Two important developments are bringing Gatwick into the picture. Firstly it has been taken away from the ownership of BAA, who also own Heathrow, and who are leading the Heathrow advocacy campaign, on competition grounds. BAA have never regarded Gatwick as their main priority, and would not advocate its expansion at Heathrow’s expense. The new owners. however, have given this airport new energy (it is already much improved). Secondly is the march of time. Gatwick is legally prevented from building a new runway before 2019; previously this had looked to be too far away into the future, but now it does not.
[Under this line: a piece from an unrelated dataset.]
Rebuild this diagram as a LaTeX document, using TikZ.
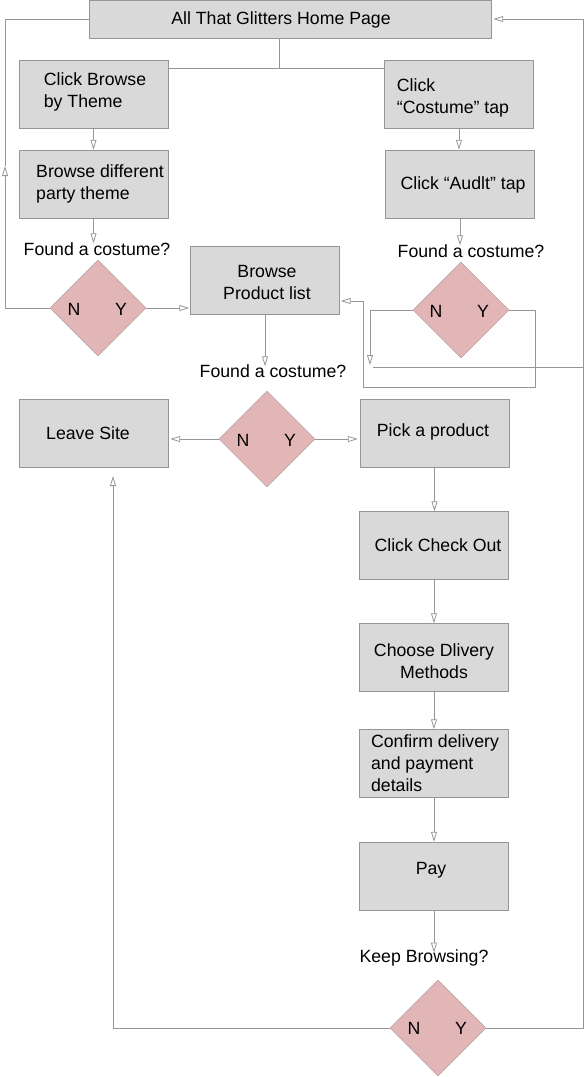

If that has put the option on the map, the Interim Report makes three major points in its favour. First is the most obvious. Many fewer people live nearby, and the airport’s expansion would blight many fewer lives. Second is quite a subtle one. It is that expanding Gatwick does not preclude any other options later. Expanding Heathrow would kill the Boris Island idea. Boris Island would kill Heathrow. I hadn’t appreciated this until I saw a table in the report explaining the impacts of the various proposals on each other; Gatwick’s was the only option with a complete set of green ticks. Expanding Gatwick postpones the existential battle between Heathrow and Boris Island, rather than killing one or other off forever.

But the third point is the most important one. The Commission has not bought the central argument of the Heathrow advocates, which is that the bigger the airport is, the more competitive it becomes. This idea is usually supported by graphs showing Heathrow in a life or death struggle for leadership with Charles de Gaulle near Paris, and Amsterdam’s Schipol. The emerging mega-airport in Dubai is spoken of in admiring terms, and the word “hub” is used with abandon. The Commission has spotted two weaknesses in this line of argument. First is that it is by no means clear that the hub model of airline travel (where passengers fly to a hub in a smaller plan and change up to a bigger one there) is actually the way of the future. The most successful airlines use a point to point model, and airliner technology is changing to make this easier. Second, there is no reason that the hubs for the world’s three main airline alliances need to be at the same airport, and that putting an extra runway into Gatwick would allow this airport to be a hub for one of these alliances, or even allow passenger to change planes in a do-it-yourself hub.

A further point is that the public transport links to Gatwick from central London are already good, and are likely to improve. They certainly compete with Heathrow’s, even though that airport is closer to the centre. Notwithstanding all the noise we get from planes landing at Heathrow, it is in fact much easier for us to get to Gatwick by train, for example – though by car would be different.

What tips the balance of the competing claims is the politics. Outsiders to west London don’t seem to understand how large the issue looms here. We (I’m no neutral in this) aren’t just fed up with the noise, being woken up at 5am on Sunday morning, and having visits to Richmond Park, Kew Gardens and countless other  outdoor venues blighted. We are fed up with the constant pressure on us exerted by BAA and its allies, trying to deny what we feel, and trying to push expansion past us a one small slice at a time. There is no trust. Feelings run deep, and their are a host of marginal constituencies for all three of the main political parties. Gatwick no doubt has its own political ramifications, but it has none of the same scale of toxicity. Gatwick is a get out of jail free card.

So, you read it here first. The next new runway for London’s airports, and the only one for the next 20 years or more, will be at Gatwick airport. Hooray!